_WHAT TO DO:_ Exactly as written, quote every line that follows, skipping the images.
____________
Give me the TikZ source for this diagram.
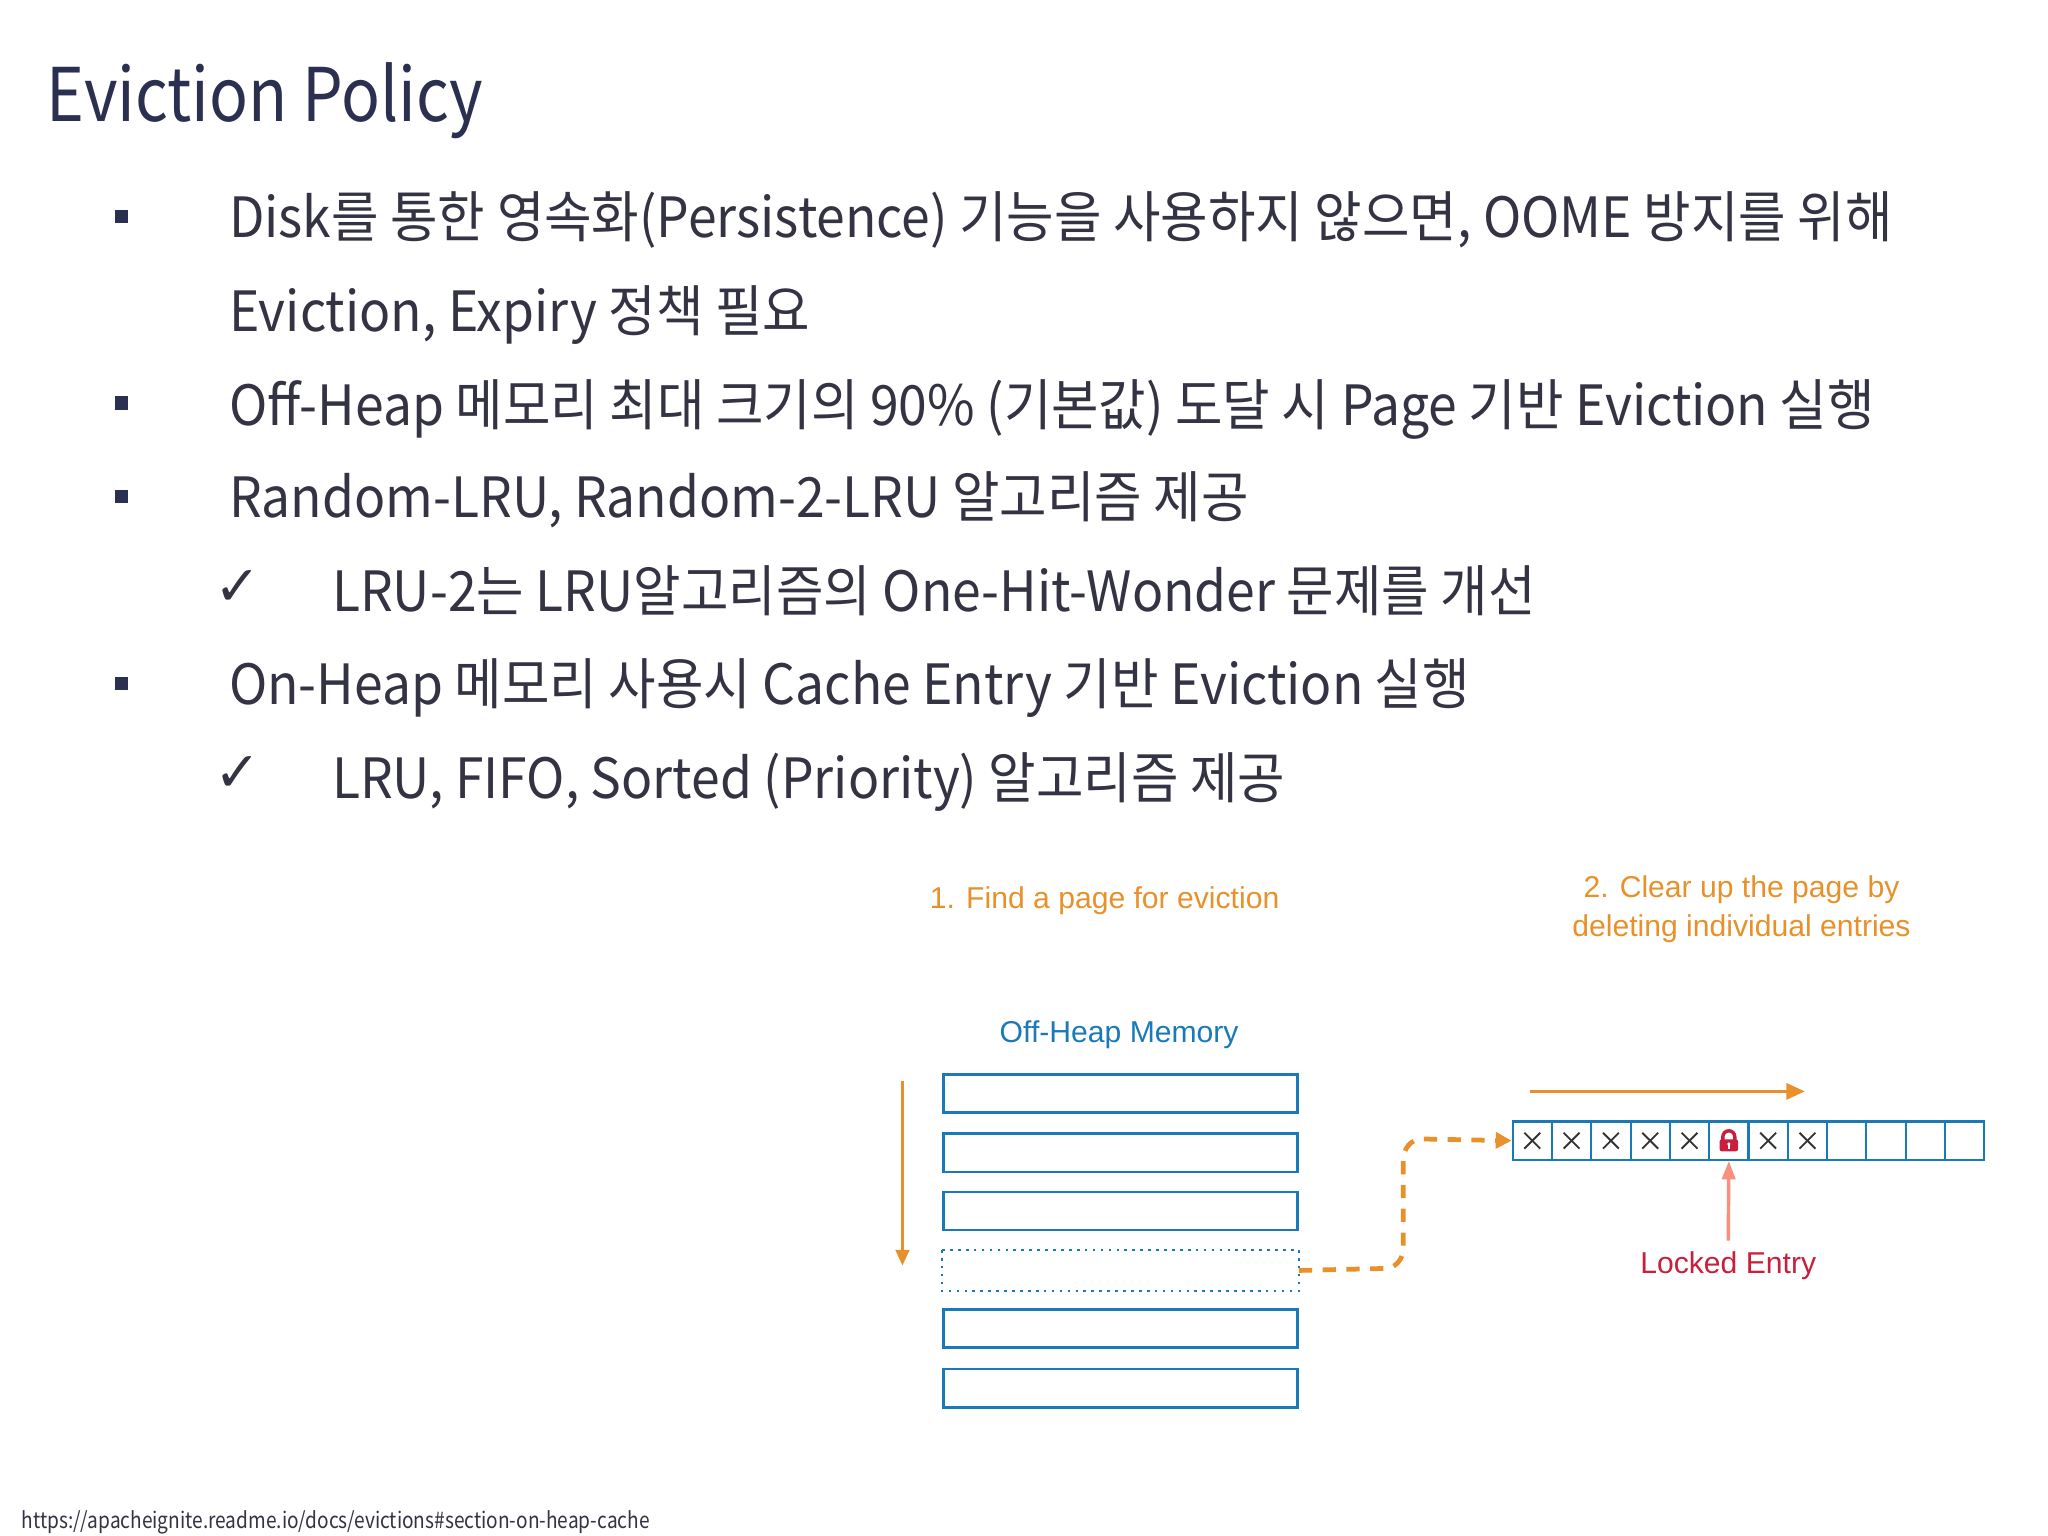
\documentclass[tikz,border=0pt]{standalone}
\usepackage{fontspec}
\setmainfont{Noto Sans CJK KR}
\newfontfamily\ar{Liberation Sans}
\newfontfamily\dv{DejaVu Sans}
\usetikzlibrary{arrows.meta}
\definecolor{navy}{HTML}{2B3050}
\definecolor{txt}{HTML}{333344}
\definecolor{org}{HTML}{E8912A}
\definecolor{blu}{HTML}{1A7AB8}
\definecolor{sal}{HTML}{F7907F}
\definecolor{crim}{HTML}{C8203C}
\tikzset{
 btext/.style={anchor=base west,inner sep=0,font=\fontsize{21}{25}\selectfont\addfontfeature{FakeStretch=0.93},text=txt},
 bmark/.style={fill=navy,minimum size=5pt,inner sep=0},
 cmark/.style={anchor=base west,inner sep=0,font=\dv\fontsize{21}{24}\selectfont,text=txt},
 page/.style={draw=blu,line width=1pt,minimum width=134pt,minimum height=14.5pt,inner sep=0,anchor=north west},
 cell/.style={draw=blu,line width=0.8pt,minimum width=14.875pt,minimum height=14.5pt,inner sep=0,anchor=north west},
 dlab/.style={font=\ar\fontsize{11.4}{14}\selectfont,align=center,inner sep=0},
}
\begin{document}
\begin{tikzpicture}[x=0.5pt,y=-0.5pt]
\fill[white] (0,0) rectangle (1550,1162);
\useasboundingbox (0,0) rectangle (1550,1162);
\node[anchor=base west,inner sep=0,text=navy,font=\fontsize{28}{32}\selectfont\addfontfeature{FakeStretch=0.87}] (title) at (35,92) {Eviction Policy};
% bullets
\node[bmark] (m1) at (92,164) {};
\node[btext] (t1) at (173,180) {Disk를 통한 영속화(Persistence) 기능을 사용하지 않으면, OOME 방지를 위해};
\node[btext] (t1b) at (173,251) {Eviction, Expiry 정책 필요};
\node[bmark] (m2) at (92,305) {};
\node[btext] (t2) at (173,322) {Off-Heap 메모리 최대 크기의 90\% (기본값) 도달 시 Page 기반 Eviction 실행};
\node[bmark] (m3) at (92,376) {};
\node[btext] (t3) at (173,392) {Random-LRU, Random-2-LRU 알고리즘 제공};
\node[cmark] (c1) at (162,458) {✓};
\node[btext] (t4) at (251,463) {LRU-2는 LRU알고리즘의 One-Hit-Wonder 문제를 개선};
\node[bmark] (m4) at (92,517) {};
\node[btext] (t5) at (173,533) {On-Heap 메모리 사용시 Cache Entry 기반 Eviction 실행};
\node[cmark] (c2) at (162,599) {✓};
\node[btext] (t6) at (251,604) {LRU, FIFO, Sorted (Priority) 알고리즘 제공};
% diagram labels
\node[dlab,text=org] (l1) at (836,682) {1. Find a page for eviction};
\node[dlab,text=org] (l2) at (1318,688) {2. Clear up the page by\\[1pt]deleting individual entries};
\node[dlab,text=blu] (l3) at (847,783) {Off-Heap Memory};
% pages
\node[page] (p1) at (713,812) {};
\node[page] (p2) at (713,857) {};
\node[page] (p3) at (713,901) {};
\node[page,draw=none] (p4) at (713,946) {};
\draw[blu,line width=1pt,dotted] (p4.north west) rectangle (p4.south east);
\node[page] (p5) at (713,990) {};
\node[page] (p6) at (713,1035) {};
\coordinate (vs) at (683,818);
\coordinate (ve) at (683,958);
\draw[org,line width=1.3pt,-{Triangle[length=6pt,width=5pt]}] (vs) -- (ve);
% cells
\foreach \i in {0,...,11}{
 \node[cell] (c\i) at ({1144+\i*29.75},848) {};
}
\foreach \i in {0,1,2,3,4,6,7}{
 \draw[black!80,line width=0.7pt] ([shift={(-6,-6)}]c\i.center) -- ([shift={(6,6)}]c\i.center);
 \draw[black!80,line width=0.7pt] ([shift={(-6,6)}]c\i.center) -- ([shift={(6,-6)}]c\i.center);
}
% lock
\draw[crim,line width=1.3pt] ([shift={(-4.5,0)}]c5.center) -- ++(0,-3) arc[start angle=180,end angle=360,radius=4.5] -- ++(0,3);
\fill[crim,rounded corners=0.8pt] ([shift={(-7,-1)}]c5.center) rectangle ([shift={(7,8)}]c5.center);
\fill[white] ([shift={(0,2.5)}]c5.center) circle (1.3);
\draw[white,line width=0.8pt] ([shift={(0,2.5)}]c5.center) -- ++(0,3.5);
% arrows
\coordinate (hs) at (1158,826);
\coordinate (he) at (1366,826);
\draw[org,line width=1.3pt,-{Triangle[length=7pt,width=6pt]}] (hs) -- (he);
\draw[org,line width=1.8pt,dash pattern=on 5pt off 4pt,-{Triangle[length=6pt,width=6pt]}]
 (p4.east) -- (1048,960) to[out=0,in=-90] (1062,945) -- (1062,878) to[out=90,in=180] (1076,862) -- (c0.west);
\node[dlab,text=crim] (le) at (1308,958) {Locked Entry};
\draw[sal,line width=1.3pt,-{Triangle[length=7pt,width=5pt]}] (le.north) ++(0,-8) -- (c5.south);
% url
\node[anchor=base west,inner sep=0,font=\fontsize{8.5}{10}\selectfont,text=txt] (url) at (16,1157) {\addfontfeature{FakeStretch=0.85}https://apacheignite.readme.io/docs/evictions\#section-on-heap-cache};
\end{tikzpicture}
\end{document}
____________
_WRITTEN ANSWER:_
Give me the TikZ source for this diagram.
\documentclass[tikz,border=0pt]{standalone}
\usepackage{fontspec}
\setmainfont{Noto Sans CJK KR}
\newfontfamily\ar{Liberation Sans}
\newfontfamily\dv{DejaVu Sans}
\usetikzlibrary{arrows.meta}
\definecolor{navy}{HTML}{2B3050}
\definecolor{txt}{HTML}{333344}
\definecolor{org}{HTML}{E8912A}
\definecolor{blu}{HTML}{1A7AB8}
\definecolor{sal}{HTML}{F7907F}
\definecolor{crim}{HTML}{C8203C}
\tikzset{
 btext/.style={anchor=base west,inner sep=0,font=\fontsize{21}{25}\selectfont\addfontfeature{FakeStretch=0.93},text=txt},
 bmark/.style={fill=navy,minimum size=5pt,inner sep=0},
 cmark/.style={anchor=base west,inner sep=0,font=\dv\fontsize{21}{24}\selectfont,text=txt},
 page/.style={draw=blu,line width=1pt,minimum width=134pt,minimum height=14.5pt,inner sep=0,anchor=north west},
 cell/.style={draw=blu,line width=0.8pt,minimum width=14.875pt,minimum height=14.5pt,inner sep=0,anchor=north west},
 dlab/.style={font=\ar\fontsize{11.4}{14}\selectfont,align=center,inner sep=0},
}
\begin{document}
\begin{tikzpicture}[x=0.5pt,y=-0.5pt]
\fill[white] (0,0) rectangle (1550,1162);
\useasboundingbox (0,0) rectangle (1550,1162);
\node[anchor=base west,inner sep=0,text=navy,font=\fontsize{28}{32}\selectfont\addfontfeature{FakeStretch=0.87}] (title) at (35,92) {Eviction Policy};
% bullets
\node[bmark] (m1) at (92,164) {};
\node[btext] (t1) at (173,180) {Disk를 통한 영속화(Persistence) 기능을 사용하지 않으면, OOME 방지를 위해};
\node[btext] (t1b) at (173,251) {Eviction, Expiry 정책 필요};
\node[bmark] (m2) at (92,305) {};
\node[btext] (t2) at (173,322) {Off-Heap 메모리 최대 크기의 90\% (기본값) 도달 시 Page 기반 Eviction 실행};
\node[bmark] (m3) at (92,376) {};
\node[btext] (t3) at (173,392) {Random-LRU, Random-2-LRU 알고리즘 제공};
\node[cmark] (c1) at (162,458) {✓};
\node[btext] (t4) at (251,463) {LRU-2는 LRU알고리즘의 One-Hit-Wonder 문제를 개선};
\node[bmark] (m4) at (92,517) {};
\node[btext] (t5) at (173,533) {On-Heap 메모리 사용시 Cache Entry 기반 Eviction 실행};
\node[cmark] (c2) at (162,599) {✓};
\node[btext] (t6) at (251,604) {LRU, FIFO, Sorted (Priority) 알고리즘 제공};
% diagram labels
\node[dlab,text=org] (l1) at (836,682) {1. Find a page for eviction};
\node[dlab,text=org] (l2) at (1318,688) {2. Clear up the page by\\[1pt]deleting individual entries};
\node[dlab,text=blu] (l3) at (847,783) {Off-Heap Memory};
% pages
\node[page] (p1) at (713,812) {};
\node[page] (p2) at (713,857) {};
\node[page] (p3) at (713,901) {};
\node[page,draw=none] (p4) at (713,946) {};
\draw[blu,line width=1pt,dotted] (p4.north west) rectangle (p4.south east);
\node[page] (p5) at (713,990) {};
\node[page] (p6) at (713,1035) {};
\coordinate (vs) at (683,818);
\coordinate (ve) at (683,958);
\draw[org,line width=1.3pt,-{Triangle[length=6pt,width=5pt]}] (vs) -- (ve);
% cells
\foreach \i in {0,...,11}{
 \node[cell] (c\i) at ({1144+\i*29.75},848) {};
}
\foreach \i in {0,1,2,3,4,6,7}{
 \draw[black!80,line width=0.7pt] ([shift={(-6,-6)}]c\i.center) -- ([shift={(6,6)}]c\i.center);
 \draw[black!80,line width=0.7pt] ([shift={(-6,6)}]c\i.center) -- ([shift={(6,-6)}]c\i.center);
}
% lock
\draw[crim,line width=1.3pt] ([shift={(-4.5,0)}]c5.center) -- ++(0,-3) arc[start angle=180,end angle=360,radius=4.5] -- ++(0,3);
\fill[crim,rounded corners=0.8pt] ([shift={(-7,-1)}]c5.center) rectangle ([shift={(7,8)}]c5.center);
\fill[white] ([shift={(0,2.5)}]c5.center) circle (1.3);
\draw[white,line width=0.8pt] ([shift={(0,2.5)}]c5.center) -- ++(0,3.5);
% arrows
\coordinate (hs) at (1158,826);
\coordinate (he) at (1366,826);
\draw[org,line width=1.3pt,-{Triangle[length=7pt,width=6pt]}] (hs) -- (he);
\draw[org,line width=1.8pt,dash pattern=on 5pt off 4pt,-{Triangle[length=6pt,width=6pt]}]
 (p4.east) -- (1048,960) to[out=0,in=-90] (1062,945) -- (1062,878) to[out=90,in=180] (1076,862) -- (c0.west);
\node[dlab,text=crim] (le) at (1308,958) {Locked Entry};
\draw[sal,line width=1.3pt,-{Triangle[length=7pt,width=5pt]}] (le.north) ++(0,-8) -- (c5.south);
% url
\node[anchor=base west,inner sep=0,font=\fontsize{8.5}{10}\selectfont,text=txt] (url) at (16,1157) {\addfontfeature{FakeStretch=0.85}https://apacheignite.readme.io/docs/evictions\#section-on-heap-cache};
\end{tikzpicture}
\end{document}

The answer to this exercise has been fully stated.